- _Challenge_:
Among the entries that follow, locate the line with "Recreate this image" and the line with "plt.rcParams['font.family'] = ['Lato', 'DejaVu". Output those lines and all lines in between, exactly, minus the pictures.
- - - -
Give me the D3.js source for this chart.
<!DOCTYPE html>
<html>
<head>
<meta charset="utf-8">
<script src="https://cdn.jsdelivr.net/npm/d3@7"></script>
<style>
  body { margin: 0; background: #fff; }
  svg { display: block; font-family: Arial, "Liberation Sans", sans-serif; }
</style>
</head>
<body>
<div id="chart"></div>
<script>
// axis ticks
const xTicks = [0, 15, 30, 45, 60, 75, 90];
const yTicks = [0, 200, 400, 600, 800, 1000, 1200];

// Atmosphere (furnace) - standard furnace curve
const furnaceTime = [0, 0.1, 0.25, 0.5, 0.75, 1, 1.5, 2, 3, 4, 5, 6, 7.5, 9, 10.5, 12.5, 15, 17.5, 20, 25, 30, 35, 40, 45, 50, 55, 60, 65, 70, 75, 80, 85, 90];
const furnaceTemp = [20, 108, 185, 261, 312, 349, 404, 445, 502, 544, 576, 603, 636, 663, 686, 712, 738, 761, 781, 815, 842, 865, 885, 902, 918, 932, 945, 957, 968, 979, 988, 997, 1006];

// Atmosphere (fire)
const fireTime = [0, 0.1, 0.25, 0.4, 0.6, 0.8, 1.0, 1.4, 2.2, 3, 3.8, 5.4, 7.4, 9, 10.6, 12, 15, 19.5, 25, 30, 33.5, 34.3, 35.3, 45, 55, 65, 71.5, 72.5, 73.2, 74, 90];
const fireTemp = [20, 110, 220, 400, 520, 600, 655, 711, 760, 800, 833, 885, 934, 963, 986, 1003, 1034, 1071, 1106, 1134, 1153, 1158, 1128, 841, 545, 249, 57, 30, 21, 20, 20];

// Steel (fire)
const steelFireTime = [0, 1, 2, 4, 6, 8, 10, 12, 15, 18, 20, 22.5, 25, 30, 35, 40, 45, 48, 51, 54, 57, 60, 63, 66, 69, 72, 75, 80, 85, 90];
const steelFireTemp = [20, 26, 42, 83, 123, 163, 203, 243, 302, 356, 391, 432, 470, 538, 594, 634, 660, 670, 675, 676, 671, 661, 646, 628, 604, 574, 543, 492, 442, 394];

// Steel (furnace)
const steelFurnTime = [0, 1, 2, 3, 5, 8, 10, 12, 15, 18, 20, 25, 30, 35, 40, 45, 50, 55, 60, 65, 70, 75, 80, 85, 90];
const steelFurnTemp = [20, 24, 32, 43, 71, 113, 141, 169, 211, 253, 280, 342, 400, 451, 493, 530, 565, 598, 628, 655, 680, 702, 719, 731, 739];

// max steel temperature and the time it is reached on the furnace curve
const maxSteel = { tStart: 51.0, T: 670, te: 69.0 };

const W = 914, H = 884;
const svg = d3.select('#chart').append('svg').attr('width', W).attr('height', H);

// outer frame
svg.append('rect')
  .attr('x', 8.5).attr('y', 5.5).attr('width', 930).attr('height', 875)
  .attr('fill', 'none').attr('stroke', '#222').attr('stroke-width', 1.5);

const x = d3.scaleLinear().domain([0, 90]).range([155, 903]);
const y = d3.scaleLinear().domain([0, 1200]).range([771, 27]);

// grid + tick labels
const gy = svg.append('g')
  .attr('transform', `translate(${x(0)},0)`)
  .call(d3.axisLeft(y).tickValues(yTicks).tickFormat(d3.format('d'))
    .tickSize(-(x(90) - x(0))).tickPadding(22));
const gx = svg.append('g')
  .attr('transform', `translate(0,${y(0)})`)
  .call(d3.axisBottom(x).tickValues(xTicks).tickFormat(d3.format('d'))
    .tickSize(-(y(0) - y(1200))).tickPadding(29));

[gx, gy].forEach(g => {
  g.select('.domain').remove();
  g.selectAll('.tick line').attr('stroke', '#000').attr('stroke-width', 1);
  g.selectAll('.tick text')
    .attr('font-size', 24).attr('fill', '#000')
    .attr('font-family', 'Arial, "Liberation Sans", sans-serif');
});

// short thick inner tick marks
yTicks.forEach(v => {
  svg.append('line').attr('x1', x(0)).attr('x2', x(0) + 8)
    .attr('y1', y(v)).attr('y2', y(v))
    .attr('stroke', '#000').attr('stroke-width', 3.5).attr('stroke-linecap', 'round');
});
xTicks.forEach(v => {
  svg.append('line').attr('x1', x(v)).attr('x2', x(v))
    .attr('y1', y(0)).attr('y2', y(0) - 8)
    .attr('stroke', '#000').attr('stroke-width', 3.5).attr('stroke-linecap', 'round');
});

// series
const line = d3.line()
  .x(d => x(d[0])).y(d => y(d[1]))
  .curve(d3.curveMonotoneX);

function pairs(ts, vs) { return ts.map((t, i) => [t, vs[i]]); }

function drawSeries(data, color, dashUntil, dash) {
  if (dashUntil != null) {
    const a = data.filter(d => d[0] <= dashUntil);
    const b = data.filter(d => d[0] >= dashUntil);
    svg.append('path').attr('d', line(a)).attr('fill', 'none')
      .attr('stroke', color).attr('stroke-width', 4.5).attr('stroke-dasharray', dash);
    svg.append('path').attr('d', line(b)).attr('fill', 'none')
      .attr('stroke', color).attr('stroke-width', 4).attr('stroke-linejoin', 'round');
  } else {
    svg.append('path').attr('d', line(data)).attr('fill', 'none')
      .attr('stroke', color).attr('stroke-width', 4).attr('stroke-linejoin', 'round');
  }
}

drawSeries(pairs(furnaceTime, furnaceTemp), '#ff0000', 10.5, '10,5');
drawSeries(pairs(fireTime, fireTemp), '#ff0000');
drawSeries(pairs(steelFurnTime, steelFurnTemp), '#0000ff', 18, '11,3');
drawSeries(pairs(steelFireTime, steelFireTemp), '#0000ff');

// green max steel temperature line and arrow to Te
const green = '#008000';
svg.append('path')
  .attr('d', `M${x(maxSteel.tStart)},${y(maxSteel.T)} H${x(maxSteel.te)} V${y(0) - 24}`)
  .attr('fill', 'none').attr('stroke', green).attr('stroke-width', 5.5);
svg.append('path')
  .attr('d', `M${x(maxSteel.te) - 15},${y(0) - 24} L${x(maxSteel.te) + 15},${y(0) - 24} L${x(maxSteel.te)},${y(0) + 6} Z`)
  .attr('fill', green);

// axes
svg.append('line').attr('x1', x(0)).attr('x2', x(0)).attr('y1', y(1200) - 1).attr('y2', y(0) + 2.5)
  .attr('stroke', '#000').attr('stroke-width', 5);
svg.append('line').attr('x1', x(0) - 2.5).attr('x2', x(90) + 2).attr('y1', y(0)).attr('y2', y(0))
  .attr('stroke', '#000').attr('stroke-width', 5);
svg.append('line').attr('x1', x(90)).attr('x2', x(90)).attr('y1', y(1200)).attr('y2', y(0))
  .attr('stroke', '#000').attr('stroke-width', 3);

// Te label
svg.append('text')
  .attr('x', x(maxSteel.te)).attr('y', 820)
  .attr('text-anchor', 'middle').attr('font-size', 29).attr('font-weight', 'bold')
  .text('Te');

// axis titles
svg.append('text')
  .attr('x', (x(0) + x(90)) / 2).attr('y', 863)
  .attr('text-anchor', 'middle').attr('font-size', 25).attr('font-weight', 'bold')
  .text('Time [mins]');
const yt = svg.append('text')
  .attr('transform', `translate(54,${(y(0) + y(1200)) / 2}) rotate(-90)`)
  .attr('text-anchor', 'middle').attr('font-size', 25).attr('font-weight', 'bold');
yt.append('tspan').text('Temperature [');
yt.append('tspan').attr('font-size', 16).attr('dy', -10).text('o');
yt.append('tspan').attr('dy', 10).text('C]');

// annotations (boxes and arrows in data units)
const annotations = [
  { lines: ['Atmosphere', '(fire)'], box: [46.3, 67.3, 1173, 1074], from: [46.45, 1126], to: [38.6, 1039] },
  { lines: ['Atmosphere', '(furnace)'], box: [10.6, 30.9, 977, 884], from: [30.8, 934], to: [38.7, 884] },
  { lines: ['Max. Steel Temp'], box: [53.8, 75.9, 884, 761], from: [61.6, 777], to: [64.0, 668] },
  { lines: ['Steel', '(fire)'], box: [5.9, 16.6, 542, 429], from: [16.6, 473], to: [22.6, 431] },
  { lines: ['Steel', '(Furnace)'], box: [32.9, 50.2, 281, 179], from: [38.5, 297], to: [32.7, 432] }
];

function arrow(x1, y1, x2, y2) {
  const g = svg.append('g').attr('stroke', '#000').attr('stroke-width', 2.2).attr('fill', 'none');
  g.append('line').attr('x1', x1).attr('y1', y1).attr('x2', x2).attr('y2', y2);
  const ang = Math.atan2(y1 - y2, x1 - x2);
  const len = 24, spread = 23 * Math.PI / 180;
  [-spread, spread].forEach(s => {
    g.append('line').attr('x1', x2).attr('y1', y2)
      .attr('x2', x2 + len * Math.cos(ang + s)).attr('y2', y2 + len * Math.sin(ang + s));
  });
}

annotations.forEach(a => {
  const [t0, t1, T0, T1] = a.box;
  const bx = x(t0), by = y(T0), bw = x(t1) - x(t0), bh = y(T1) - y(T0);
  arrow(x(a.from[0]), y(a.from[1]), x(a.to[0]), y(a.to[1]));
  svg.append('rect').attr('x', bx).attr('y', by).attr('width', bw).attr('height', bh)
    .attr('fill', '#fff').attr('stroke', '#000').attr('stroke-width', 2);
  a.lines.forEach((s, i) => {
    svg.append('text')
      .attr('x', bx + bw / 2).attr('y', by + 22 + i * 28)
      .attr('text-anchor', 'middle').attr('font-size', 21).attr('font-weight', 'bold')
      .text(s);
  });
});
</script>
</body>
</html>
- - - -
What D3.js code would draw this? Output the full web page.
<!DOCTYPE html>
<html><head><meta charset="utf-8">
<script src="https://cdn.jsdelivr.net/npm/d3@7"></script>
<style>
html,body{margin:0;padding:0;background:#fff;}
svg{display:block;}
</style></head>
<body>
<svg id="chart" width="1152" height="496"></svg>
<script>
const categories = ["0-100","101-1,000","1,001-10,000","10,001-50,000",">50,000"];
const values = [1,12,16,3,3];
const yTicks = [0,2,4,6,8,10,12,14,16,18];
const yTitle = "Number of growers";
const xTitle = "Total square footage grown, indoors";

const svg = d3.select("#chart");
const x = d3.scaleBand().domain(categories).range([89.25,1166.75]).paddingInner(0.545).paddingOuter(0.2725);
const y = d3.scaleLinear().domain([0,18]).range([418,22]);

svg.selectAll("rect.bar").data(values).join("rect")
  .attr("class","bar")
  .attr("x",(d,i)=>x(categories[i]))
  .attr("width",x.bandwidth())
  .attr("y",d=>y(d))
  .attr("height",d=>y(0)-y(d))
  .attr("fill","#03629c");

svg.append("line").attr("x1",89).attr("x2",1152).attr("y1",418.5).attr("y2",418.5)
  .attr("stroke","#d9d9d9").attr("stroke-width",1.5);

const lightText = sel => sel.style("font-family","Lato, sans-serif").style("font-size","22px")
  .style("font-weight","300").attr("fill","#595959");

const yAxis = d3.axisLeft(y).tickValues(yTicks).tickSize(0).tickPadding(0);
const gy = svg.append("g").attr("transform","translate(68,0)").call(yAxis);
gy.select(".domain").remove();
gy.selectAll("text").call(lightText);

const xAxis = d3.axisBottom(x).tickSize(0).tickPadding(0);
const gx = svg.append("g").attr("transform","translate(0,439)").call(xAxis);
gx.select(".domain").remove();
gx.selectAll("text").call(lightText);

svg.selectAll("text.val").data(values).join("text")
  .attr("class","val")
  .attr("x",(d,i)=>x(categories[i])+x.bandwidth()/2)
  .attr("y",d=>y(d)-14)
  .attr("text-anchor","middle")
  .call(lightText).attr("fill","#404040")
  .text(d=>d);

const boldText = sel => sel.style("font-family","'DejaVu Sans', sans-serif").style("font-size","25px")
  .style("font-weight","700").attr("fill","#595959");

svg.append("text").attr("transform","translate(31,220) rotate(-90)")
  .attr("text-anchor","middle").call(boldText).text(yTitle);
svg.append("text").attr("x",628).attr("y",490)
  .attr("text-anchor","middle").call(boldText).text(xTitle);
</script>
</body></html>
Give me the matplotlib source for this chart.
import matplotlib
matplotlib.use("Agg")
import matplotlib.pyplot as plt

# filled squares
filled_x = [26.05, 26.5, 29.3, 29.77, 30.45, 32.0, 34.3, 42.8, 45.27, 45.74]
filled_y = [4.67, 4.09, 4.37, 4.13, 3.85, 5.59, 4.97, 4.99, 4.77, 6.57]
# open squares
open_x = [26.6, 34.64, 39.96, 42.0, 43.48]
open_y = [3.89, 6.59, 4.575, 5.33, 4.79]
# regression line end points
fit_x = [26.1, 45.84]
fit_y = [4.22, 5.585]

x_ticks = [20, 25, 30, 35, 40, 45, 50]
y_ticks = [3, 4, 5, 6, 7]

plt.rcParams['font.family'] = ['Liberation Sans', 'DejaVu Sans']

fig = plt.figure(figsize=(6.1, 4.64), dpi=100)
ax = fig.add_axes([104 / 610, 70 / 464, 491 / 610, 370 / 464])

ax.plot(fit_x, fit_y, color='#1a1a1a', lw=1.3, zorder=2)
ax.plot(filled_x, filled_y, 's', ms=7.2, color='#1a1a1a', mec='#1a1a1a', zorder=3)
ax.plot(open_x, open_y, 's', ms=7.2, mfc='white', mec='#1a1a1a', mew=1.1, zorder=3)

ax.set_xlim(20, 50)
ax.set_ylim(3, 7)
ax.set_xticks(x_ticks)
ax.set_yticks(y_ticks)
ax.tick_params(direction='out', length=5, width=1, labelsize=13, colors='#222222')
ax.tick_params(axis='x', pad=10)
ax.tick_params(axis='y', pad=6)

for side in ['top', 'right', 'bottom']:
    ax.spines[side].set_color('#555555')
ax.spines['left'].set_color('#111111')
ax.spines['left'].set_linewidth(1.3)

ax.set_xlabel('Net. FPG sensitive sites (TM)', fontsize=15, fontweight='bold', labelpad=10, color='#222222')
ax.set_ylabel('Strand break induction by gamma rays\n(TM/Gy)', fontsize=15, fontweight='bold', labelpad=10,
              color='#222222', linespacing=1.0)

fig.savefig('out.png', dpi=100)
- - - -
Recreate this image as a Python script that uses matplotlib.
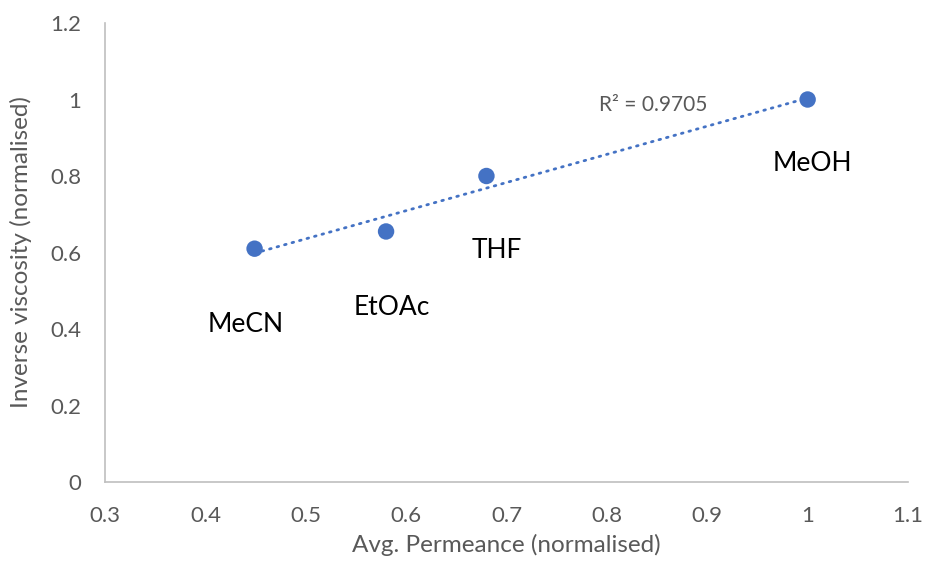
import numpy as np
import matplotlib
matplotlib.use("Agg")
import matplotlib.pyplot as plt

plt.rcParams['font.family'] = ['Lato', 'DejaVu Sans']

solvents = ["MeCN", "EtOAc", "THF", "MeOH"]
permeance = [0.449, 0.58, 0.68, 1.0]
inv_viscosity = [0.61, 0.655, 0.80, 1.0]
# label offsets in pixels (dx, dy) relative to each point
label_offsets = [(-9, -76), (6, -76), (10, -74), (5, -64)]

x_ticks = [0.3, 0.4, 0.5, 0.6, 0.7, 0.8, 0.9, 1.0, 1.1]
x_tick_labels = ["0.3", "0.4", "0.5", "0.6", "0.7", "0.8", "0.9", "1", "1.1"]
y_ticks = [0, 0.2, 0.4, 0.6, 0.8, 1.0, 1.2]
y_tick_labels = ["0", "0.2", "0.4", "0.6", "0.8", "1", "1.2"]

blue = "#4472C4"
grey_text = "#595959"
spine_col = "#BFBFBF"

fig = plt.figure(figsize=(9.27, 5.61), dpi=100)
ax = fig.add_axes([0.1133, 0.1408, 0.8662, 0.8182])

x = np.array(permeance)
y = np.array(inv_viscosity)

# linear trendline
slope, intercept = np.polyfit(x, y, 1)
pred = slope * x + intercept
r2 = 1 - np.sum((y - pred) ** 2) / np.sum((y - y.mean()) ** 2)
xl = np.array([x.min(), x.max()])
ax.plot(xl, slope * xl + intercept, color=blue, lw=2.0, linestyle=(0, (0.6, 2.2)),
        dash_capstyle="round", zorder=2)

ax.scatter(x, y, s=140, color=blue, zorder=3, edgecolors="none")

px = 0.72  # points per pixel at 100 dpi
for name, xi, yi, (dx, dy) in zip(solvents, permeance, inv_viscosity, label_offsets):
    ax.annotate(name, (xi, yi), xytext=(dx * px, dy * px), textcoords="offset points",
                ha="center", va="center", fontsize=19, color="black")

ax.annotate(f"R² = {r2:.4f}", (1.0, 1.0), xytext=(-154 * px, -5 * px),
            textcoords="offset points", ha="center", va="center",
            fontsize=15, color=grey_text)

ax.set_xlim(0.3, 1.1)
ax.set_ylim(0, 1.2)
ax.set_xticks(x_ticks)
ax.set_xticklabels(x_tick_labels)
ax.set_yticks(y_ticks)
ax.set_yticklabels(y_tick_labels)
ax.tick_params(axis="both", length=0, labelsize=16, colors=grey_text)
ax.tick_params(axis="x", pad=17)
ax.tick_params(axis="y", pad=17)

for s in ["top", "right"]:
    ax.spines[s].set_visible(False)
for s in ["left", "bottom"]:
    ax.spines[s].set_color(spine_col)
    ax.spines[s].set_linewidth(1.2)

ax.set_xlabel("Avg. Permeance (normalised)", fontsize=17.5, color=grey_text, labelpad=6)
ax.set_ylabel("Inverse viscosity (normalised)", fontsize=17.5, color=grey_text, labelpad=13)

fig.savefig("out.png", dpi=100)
- - - -
- _Output for this exercise_:
Recreate this image as a Python script that uses matplotlib.
import numpy as np
import matplotlib
matplotlib.use("Agg")
import matplotlib.pyplot as plt

plt.rcParams['font.family'] = ['Lato', 'DejaVu Sans']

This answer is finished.